>>

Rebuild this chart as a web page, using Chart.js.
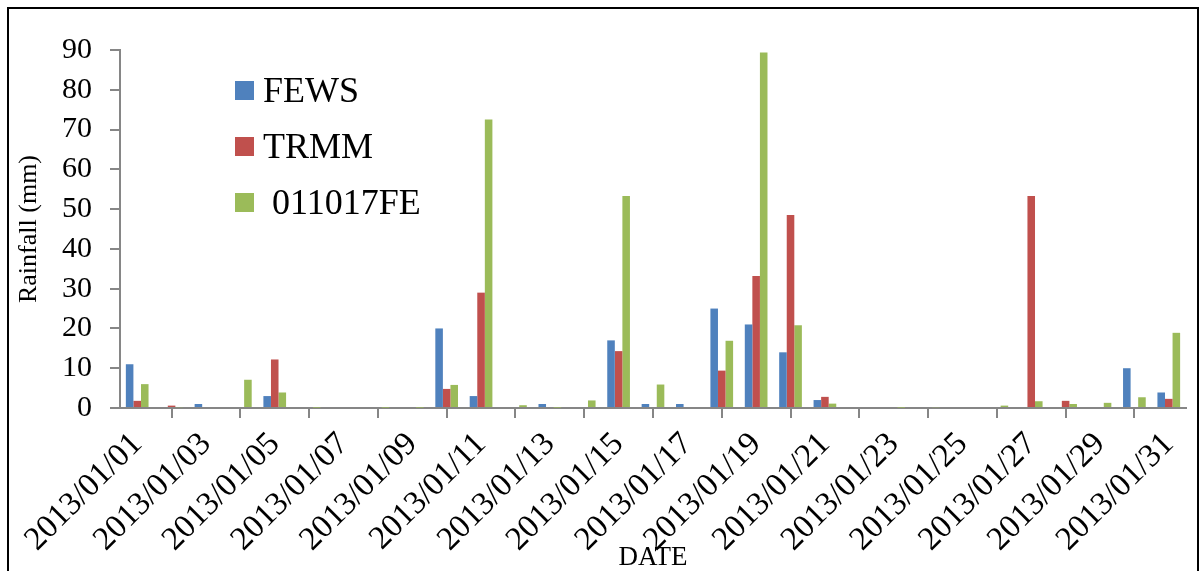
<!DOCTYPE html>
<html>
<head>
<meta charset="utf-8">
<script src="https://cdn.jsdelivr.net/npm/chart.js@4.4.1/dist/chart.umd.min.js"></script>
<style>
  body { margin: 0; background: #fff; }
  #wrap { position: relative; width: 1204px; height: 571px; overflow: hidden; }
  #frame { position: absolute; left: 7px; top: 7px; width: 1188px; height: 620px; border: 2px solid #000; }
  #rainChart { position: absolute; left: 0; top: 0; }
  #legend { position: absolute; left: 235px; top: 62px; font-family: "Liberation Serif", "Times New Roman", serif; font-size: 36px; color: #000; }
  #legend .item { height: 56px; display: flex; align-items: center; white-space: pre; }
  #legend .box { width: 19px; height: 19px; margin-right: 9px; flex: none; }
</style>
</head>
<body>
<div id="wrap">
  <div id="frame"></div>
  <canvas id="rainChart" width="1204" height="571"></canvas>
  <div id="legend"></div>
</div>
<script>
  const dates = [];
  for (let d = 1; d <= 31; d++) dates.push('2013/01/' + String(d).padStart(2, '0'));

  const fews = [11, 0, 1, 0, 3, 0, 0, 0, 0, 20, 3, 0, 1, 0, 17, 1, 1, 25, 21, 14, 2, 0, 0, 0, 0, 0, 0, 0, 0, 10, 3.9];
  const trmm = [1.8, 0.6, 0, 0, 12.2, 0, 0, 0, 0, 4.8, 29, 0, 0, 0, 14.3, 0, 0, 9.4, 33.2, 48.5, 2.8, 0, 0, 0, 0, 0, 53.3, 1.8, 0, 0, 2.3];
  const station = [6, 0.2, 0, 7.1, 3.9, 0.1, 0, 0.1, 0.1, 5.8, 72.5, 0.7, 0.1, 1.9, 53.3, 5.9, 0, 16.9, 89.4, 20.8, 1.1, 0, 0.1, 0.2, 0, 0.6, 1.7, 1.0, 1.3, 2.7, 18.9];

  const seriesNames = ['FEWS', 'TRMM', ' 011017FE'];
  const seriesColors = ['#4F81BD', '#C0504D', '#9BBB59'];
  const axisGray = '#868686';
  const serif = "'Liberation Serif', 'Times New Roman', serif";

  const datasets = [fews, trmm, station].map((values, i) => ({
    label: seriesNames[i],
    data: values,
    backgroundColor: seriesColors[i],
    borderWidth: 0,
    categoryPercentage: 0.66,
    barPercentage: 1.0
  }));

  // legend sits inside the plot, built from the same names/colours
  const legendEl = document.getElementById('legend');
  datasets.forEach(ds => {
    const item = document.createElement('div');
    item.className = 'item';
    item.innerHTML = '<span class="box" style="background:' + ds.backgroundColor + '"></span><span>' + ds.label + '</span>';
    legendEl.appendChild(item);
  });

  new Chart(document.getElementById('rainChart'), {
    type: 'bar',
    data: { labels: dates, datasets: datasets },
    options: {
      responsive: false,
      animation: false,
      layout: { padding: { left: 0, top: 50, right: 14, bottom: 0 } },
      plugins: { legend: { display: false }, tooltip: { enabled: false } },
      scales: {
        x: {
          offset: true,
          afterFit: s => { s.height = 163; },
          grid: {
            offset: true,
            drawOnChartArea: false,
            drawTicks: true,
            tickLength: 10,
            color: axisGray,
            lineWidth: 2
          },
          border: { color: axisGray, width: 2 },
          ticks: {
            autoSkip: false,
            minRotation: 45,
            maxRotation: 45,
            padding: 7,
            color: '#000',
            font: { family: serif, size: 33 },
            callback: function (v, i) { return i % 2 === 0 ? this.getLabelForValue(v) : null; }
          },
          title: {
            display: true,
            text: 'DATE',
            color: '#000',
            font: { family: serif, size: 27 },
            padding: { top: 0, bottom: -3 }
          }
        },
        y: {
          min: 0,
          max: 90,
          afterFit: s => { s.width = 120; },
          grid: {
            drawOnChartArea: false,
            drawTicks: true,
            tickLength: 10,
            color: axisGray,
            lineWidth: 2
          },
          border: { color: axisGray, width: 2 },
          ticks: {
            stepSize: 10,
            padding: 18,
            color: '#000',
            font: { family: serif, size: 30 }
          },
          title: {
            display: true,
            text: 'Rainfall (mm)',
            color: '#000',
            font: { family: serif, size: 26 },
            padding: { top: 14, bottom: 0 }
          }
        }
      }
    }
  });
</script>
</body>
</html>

<<

• [WORK TO BE COMPLETED]
Omit any images, then output the listing exactly.

• [RESPONSE TO THIS TASK]
Rebuild this chart as a web page, using Chart.js.
<!DOCTYPE html>
<html>
<head>
<meta charset="utf-8">
<script src="https://cdn.jsdelivr.net/npm/chart.js@4.4.1/dist/chart.umd.min.js"></script>
<style>
  body { margin: 0; background: #fff; }
  #wrap { position: relative; width: 1204px; height: 571px; overflow: hidden; }
  #frame { position: absolute; left: 7px; top: 7px; width: 1188px; height: 620px; border: 2px solid #000; }
  #rainChart { position: absolute; left: 0; top: 0; }
  #legend { position: absolute; left: 235px; top: 62px; font-family: "Liberation Serif", "Times New Roman", serif; font-size: 36px; color: #000; }
  #legend .item { height: 56px; display: flex; align-items: center; white-space: pre; }
  #legend .box { width: 19px; height: 19px; margin-right: 9px; flex: none; }
</style>
</head>
<body>
<div id="wrap">
  <div id="frame"></div>
  <canvas id="rainChart" width="1204" height="571"></canvas>
  <div id="legend"></div>
</div>
<script>
  const dates = [];
  for (let d = 1; d <= 31; d++) dates.push('2013/01/' + String(d).padStart(2, '0'));

  const fews = [11, 0, 1, 0, 3, 0, 0, 0, 0, 20, 3, 0, 1, 0, 17, 1, 1, 25, 21, 14, 2, 0, 0, 0, 0, 0, 0, 0, 0, 10, 3.9];
  const trmm = [1.8, 0.6, 0, 0, 12.2, 0, 0, 0, 0, 4.8, 29, 0, 0, 0, 14.3, 0, 0, 9.4, 33.2, 48.5, 2.8, 0, 0, 0, 0, 0, 53.3, 1.8, 0, 0, 2.3];
  const station = [6, 0.2, 0, 7.1, 3.9, 0.1, 0, 0.1, 0.1, 5.8, 72.5, 0.7, 0.1, 1.9, 53.3, 5.9, 0, 16.9, 89.4, 20.8, 1.1, 0, 0.1, 0.2, 0, 0.6, 1.7, 1.0, 1.3, 2.7, 18.9];

  const seriesNames = ['FEWS', 'TRMM', ' 011017FE'];
  const seriesColors = ['#4F81BD', '#C0504D', '#9BBB59'];
  const axisGray = '#868686';
  const serif = "'Liberation Serif', 'Times New Roman', serif";

  const datasets = [fews, trmm, station].map((values, i) => ({
    label: seriesNames[i],
    data: values,
    backgroundColor: seriesColors[i],
    borderWidth: 0,
    categoryPercentage: 0.66,
    barPercentage: 1.0
  }));

  // legend sits inside the plot, built from the same names/colours
  const legendEl = document.getElementById('legend');
  datasets.forEach(ds => {
    const item = document.createElement('div');
    item.className = 'item';
    item.innerHTML = '<span class="box" style="background:' + ds.backgroundColor + '"></span><span>' + ds.label + '</span>';
    legendEl.appendChild(item);
  });

  new Chart(document.getElementById('rainChart'), {
    type: 'bar',
    data: { labels: dates, datasets: datasets },
    options: {
      responsive: false,
      animation: false,
      layout: { padding: { left: 0, top: 50, right: 14, bottom: 0 } },
      plugins: { legend: { display: false }, tooltip: { enabled: false } },
      scales: {
        x: {
          offset: true,
          afterFit: s => { s.height = 163; },
          grid: {
            offset: true,
            drawOnChartArea: false,
            drawTicks: true,
            tickLength: 10,
            color: axisGray,
            lineWidth: 2
          },
          border: { color: axisGray, width: 2 },
          ticks: {
            autoSkip: false,
            minRotation: 45,
            maxRotation: 45,
            padding: 7,
            color: '#000',
            font: { family: serif, size: 33 },
            callback: function (v, i) { return i % 2 === 0 ? this.getLabelForValue(v) : null; }
          },
          title: {
            display: true,
            text: 'DATE',
            color: '#000',
            font: { family: serif, size: 27 },
            padding: { top: 0, bottom: -3 }
          }
        },
        y: {
          min: 0,
          max: 90,
          afterFit: s => { s.width = 120; },
          grid: {
            drawOnChartArea: false,
            drawTicks: true,
            tickLength: 10,
            color: axisGray,
            lineWidth: 2
          },
          border: { color: axisGray, width: 2 },
          ticks: {
            stepSize: 10,
            padding: 18,
            color: '#000',
            font: { family: serif, size: 30 }
          },
          title: {
            display: true,
            text: 'Rainfall (mm)',
            color: '#000',
            font: { family: serif, size: 26 },
            padding: { top: 14, bottom: 0 }
          }
        }
      }
    }
  });
</script>
</body>
</html>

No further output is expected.